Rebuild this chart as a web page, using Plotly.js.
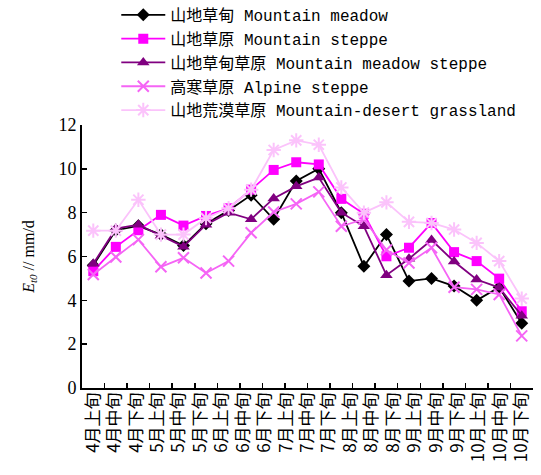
<!DOCTYPE html>
<html>
<head>
<meta charset="utf-8">
<script src="https://cdn.plot.ly/plotly-3.0.1.min.js"></script>
<style>html,body{margin:0;padding:0;background:#fff;}#chart{width:541px;height:475px;}</style>
</head>
<body>
<div id="chart"></div>
<script>
// Tick labels (21 dekads, as printed on the axis)
const categories = ["4月上旬","4月中旬","4月下旬","5月上旬","5月中旬","5月下旬","6月上旬","6月中旬","6月下旬","7月上旬","7月中旬","7月下旬","8月上旬","8月中旬","8月下旬","9月上旬","9月中旬","9月下旬","10月上旬","10月中旬","10月下旬"];
// Series values (20 plotted points each)
const mountainMeadow       = [5.6, 7.2, 7.4, 7.0, 6.5, 7.5, 8.1, 8.8, 7.7, 9.45, 10.0, 8.0, 5.55, 7.0, 4.88, 5.0, 4.65, 4.0, 4.6, 2.95];
const mountainSteppe       = [5.33, 6.44, 7.2, 7.9, 7.41, 7.85, 8.2, 9.05, 9.95, 10.3, 10.2, 8.63, 7.95, 6.01, 6.4, 7.53, 6.2, 5.79, 4.99, 3.5];
const mountainMeadowSteppe = [5.67, 7.27, 7.45, 6.95, 6.45, 7.45, 8.0, 7.7, 8.65, 9.2, 9.6, 8.0, 7.38, 5.15, 5.9, 6.75, 5.77, 4.95, 4.58, 3.3];
const alpineSteppe         = [5.18, 5.98, 6.77, 5.53, 5.94, 5.25, 5.79, 7.08, 8.03, 8.4, 8.95, 7.38, 7.7, 6.3, 5.7, 6.4, 4.6, 4.5, 4.27, 2.38];
const desertGrassland      = [7.18, 7.18, 8.59, 7.0, 7.0, 7.75, 8.2, 9.05, 10.86, 11.3, 11.1, 9.15, 8.0, 8.47, 7.58, 7.53, 7.23, 6.62, 5.79, 4.08];
const seriesNames = ["山地草甸 Mountain meadow","山地草原 Mountain steppe","山地草甸草原 Mountain meadow steppe","高寒草原 Alpine steppe","山地荒漠草原 Mountain-desert grassland"];

const nPts = mountainMeadow.length;
const xIdx = mountainMeadow.map((_, i) => i);
const labelPos = categories.map((_, k) => k * (nPts - 1) / (categories.length - 1));
const boundaries = [];
for (let i = 0; i <= nPts; i++) boundaries.push(i - 0.5);

const styles = [
  {color:'#000000', symbol:'diamond', size:10},
  {color:'#FF00FF', symbol:'square', size:10},
  {color:'#800080', symbol:'triangle-up', size:11},
  {color:'#F564F5', symbol:'x-thin-open', size:11},
  {color:'#FBC3FB', symbol:'asterisk-open', size:12}
];
const values = [mountainMeadow, mountainSteppe, mountainMeadowSteppe, alpineSteppe, desertGrassland];

const traces = values.map((v, i) => ({
  x: xIdx, y: v, type:'scatter', mode:'lines+markers', name: seriesNames[i],
  legendgroup: 'g' + i,
  line: {color: styles[i].color, width: 1.8},
  marker: {symbol: styles[i].symbol, size: styles[i].size, color: styles[i].color,
           line: {color: styles[i].color, width: (i >= 3 ? 2 : 0)}},
  hoverinfo: 'x+y'
}));
// carrier for the label axis
traces.push({x: labelPos, y: labelPos.map(() => null), xaxis:'x2', type:'scatter', mode:'markers', showlegend:false, hoverinfo:'skip'});

const layout = {
  width: 541, height: 475,
  margin: {l: 82, r: 8, t: 125, b: 87, autoexpand: false},
  paper_bgcolor: '#fff', plot_bgcolor: '#fff',
  showlegend: true,
  legend: {x: 0.076, y: 1.483, xanchor: 'left', yanchor: 'top', traceorder: 'grouped', tracegroupgap: 0,
           font: {family: 'Liberation Mono, Noto Sans CJK SC', size: 16, color: '#000'},
           bgcolor: 'rgba(0,0,0,0)', itemwidth: 44},
  xaxis: {range: [-0.5, nPts - 0.5], tickmode: 'array', tickvals: boundaries, showticklabels: false,
          ticks: 'inside', ticklen: 5, tickwidth: 1.5, tickcolor: '#000', showline: true, linecolor: '#000', linewidth: 2,
          showgrid: false, zeroline: false, fixedrange: true},
  xaxis2: {overlaying: 'x', anchor: 'y', side: 'bottom', range: [-0.5, nPts - 0.5], tickmode: 'array',
           tickvals: labelPos, ticktext: categories, tickangle: -90, ticks: '', showline: false, showgrid: false,
           zeroline: false, tickfont: {family: 'Noto Sans CJK SC, Liberation Serif', size: 17, color: '#000'}},
  yaxis: {range: [0, 12], dtick: 2, tick0: 0, ticks: 'inside', ticklen: 5, tickwidth: 1.5, tickcolor: '#000',
          showline: true, linecolor: '#000', linewidth: 2, showgrid: false, zeroline: false,
          tickfont: {family: 'Liberation Serif', size: 18, color: '#000'},
          title: {text: '<i>E</i><sub><i>t0</i></sub> // mm/d', font: {family: 'Liberation Serif', size: 16, color: '#000'}, standoff: 20}}
};
Plotly.newPlot('chart', traces, layout, {displayModeBar: false, staticPlot: true});
</script>
</body>
</html>
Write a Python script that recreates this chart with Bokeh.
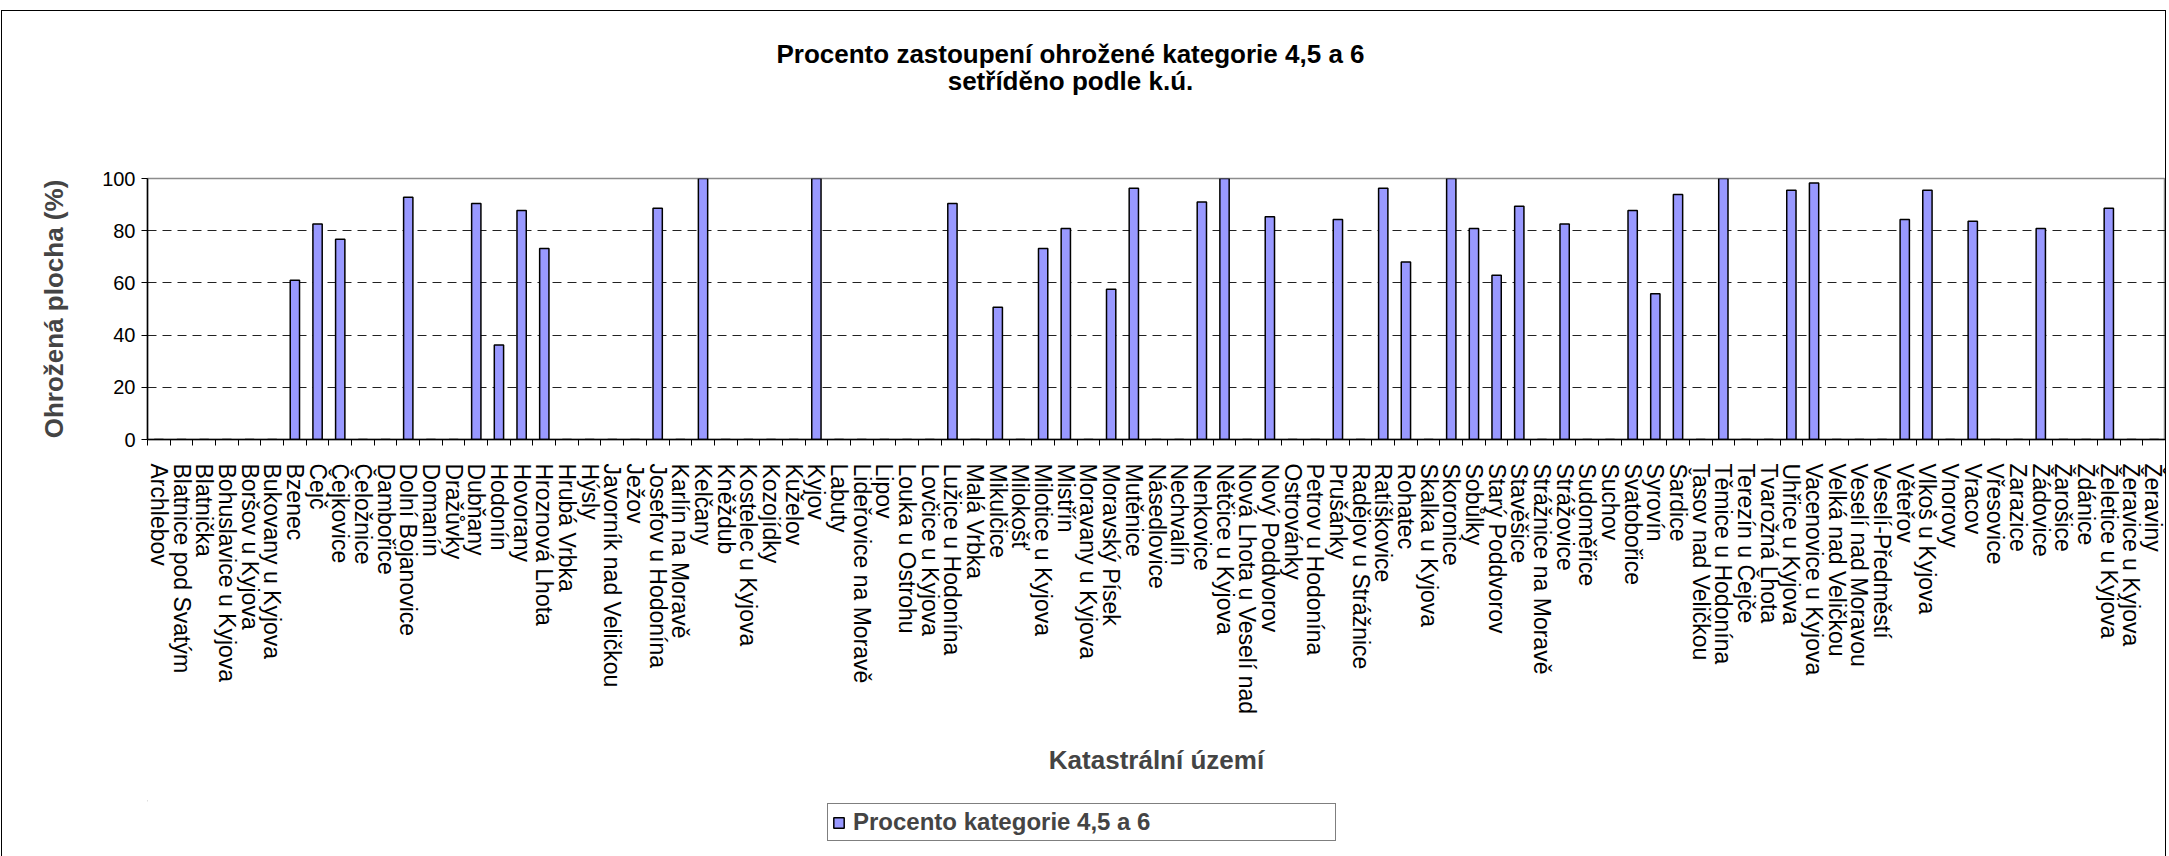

Given task =
Repeat the records above exactly, leaving out any pictures they contain.

Exercise solution =
Rebuild this chart as a web page, using Plotly.js.
<!DOCTYPE html>
<html>
<head>
<meta charset="utf-8">
<script src="https://cdn.plot.ly/plotly-3.0.1.min.js"></script>
<style>html,body{margin:0;padding:0;background:#fff;}#chart{width:541px;height:475px;}</style>
</head>
<body>
<div id="chart"></div>
<script>
// Tick labels (21 dekads, as printed on the axis)
const categories = ["4月上旬","4月中旬","4月下旬","5月上旬","5月中旬","5月下旬","6月上旬","6月中旬","6月下旬","7月上旬","7月中旬","7月下旬","8月上旬","8月中旬","8月下旬","9月上旬","9月中旬","9月下旬","10月上旬","10月中旬","10月下旬"];
// Series values (20 plotted points each)
const mountainMeadow       = [5.6, 7.2, 7.4, 7.0, 6.5, 7.5, 8.1, 8.8, 7.7, 9.45, 10.0, 8.0, 5.55, 7.0, 4.88, 5.0, 4.65, 4.0, 4.6, 2.95];
const mountainSteppe       = [5.33, 6.44, 7.2, 7.9, 7.41, 7.85, 8.2, 9.05, 9.95, 10.3, 10.2, 8.63, 7.95, 6.01, 6.4, 7.53, 6.2, 5.79, 4.99, 3.5];
const mountainMeadowSteppe = [5.67, 7.27, 7.45, 6.95, 6.45, 7.45, 8.0, 7.7, 8.65, 9.2, 9.6, 8.0, 7.38, 5.15, 5.9, 6.75, 5.77, 4.95, 4.58, 3.3];
const alpineSteppe         = [5.18, 5.98, 6.77, 5.53, 5.94, 5.25, 5.79, 7.08, 8.03, 8.4, 8.95, 7.38, 7.7, 6.3, 5.7, 6.4, 4.6, 4.5, 4.27, 2.38];
const desertGrassland      = [7.18, 7.18, 8.59, 7.0, 7.0, 7.75, 8.2, 9.05, 10.86, 11.3, 11.1, 9.15, 8.0, 8.47, 7.58, 7.53, 7.23, 6.62, 5.79, 4.08];
const seriesNames = ["山地草甸 Mountain meadow","山地草原 Mountain steppe","山地草甸草原 Mountain meadow steppe","高寒草原 Alpine steppe","山地荒漠草原 Mountain-desert grassland"];

const nPts = mountainMeadow.length;
const xIdx = mountainMeadow.map((_, i) => i);
const labelPos = categories.map((_, k) => k * (nPts - 1) / (categories.length - 1));
const boundaries = [];
for (let i = 0; i <= nPts; i++) boundaries.push(i - 0.5);

const styles = [
  {color:'#000000', symbol:'diamond', size:10},
  {color:'#FF00FF', symbol:'square', size:10},
  {color:'#800080', symbol:'triangle-up', size:11},
  {color:'#F564F5', symbol:'x-thin-open', size:11},
  {color:'#FBC3FB', symbol:'asterisk-open', size:12}
];
const values = [mountainMeadow, mountainSteppe, mountainMeadowSteppe, alpineSteppe, desertGrassland];

const traces = values.map((v, i) => ({
  x: xIdx, y: v, type:'scatter', mode:'lines+markers', name: seriesNames[i],
  legendgroup: 'g' + i,
  line: {color: styles[i].color, width: 1.8},
  marker: {symbol: styles[i].symbol, size: styles[i].size, color: styles[i].color,
           line: {color: styles[i].color, width: (i >= 3 ? 2 : 0)}},
  hoverinfo: 'x+y'
}));
// carrier for the label axis
traces.push({x: labelPos, y: labelPos.map(() => null), xaxis:'x2', type:'scatter', mode:'markers', showlegend:false, hoverinfo:'skip'});

const layout = {
  width: 541, height: 475,
  margin: {l: 82, r: 8, t: 125, b: 87, autoexpand: false},
  paper_bgcolor: '#fff', plot_bgcolor: '#fff',
  showlegend: true,
  legend: {x: 0.076, y: 1.483, xanchor: 'left', yanchor: 'top', traceorder: 'grouped', tracegroupgap: 0,
           font: {family: 'Liberation Mono, Noto Sans CJK SC', size: 16, color: '#000'},
           bgcolor: 'rgba(0,0,0,0)', itemwidth: 44},
  xaxis: {range: [-0.5, nPts - 0.5], tickmode: 'array', tickvals: boundaries, showticklabels: false,
          ticks: 'inside', ticklen: 5, tickwidth: 1.5, tickcolor: '#000', showline: true, linecolor: '#000', linewidth: 2,
          showgrid: false, zeroline: false, fixedrange: true},
  xaxis2: {overlaying: 'x', anchor: 'y', side: 'bottom', range: [-0.5, nPts - 0.5], tickmode: 'array',
           tickvals: labelPos, ticktext: categories, tickangle: -90, ticks: '', showline: false, showgrid: false,
           zeroline: false, tickfont: {family: 'Noto Sans CJK SC, Liberation Serif', size: 17, color: '#000'}},
  yaxis: {range: [0, 12], dtick: 2, tick0: 0, ticks: 'inside', ticklen: 5, tickwidth: 1.5, tickcolor: '#000',
          showline: true, linecolor: '#000', linewidth: 2, showgrid: false, zeroline: false,
          tickfont: {family: 'Liberation Serif', size: 18, color: '#000'},
          title: {text: '<i>E</i><sub><i>t0</i></sub> // mm/d', font: {family: 'Liberation Serif', size: 16, color: '#000'}, standoff: 20}}
};
Plotly.newPlot('chart', traces, layout, {displayModeBar: false, staticPlot: true});
</script>
</body>
</html>
Write a Python script that recreates this chart with Bokeh.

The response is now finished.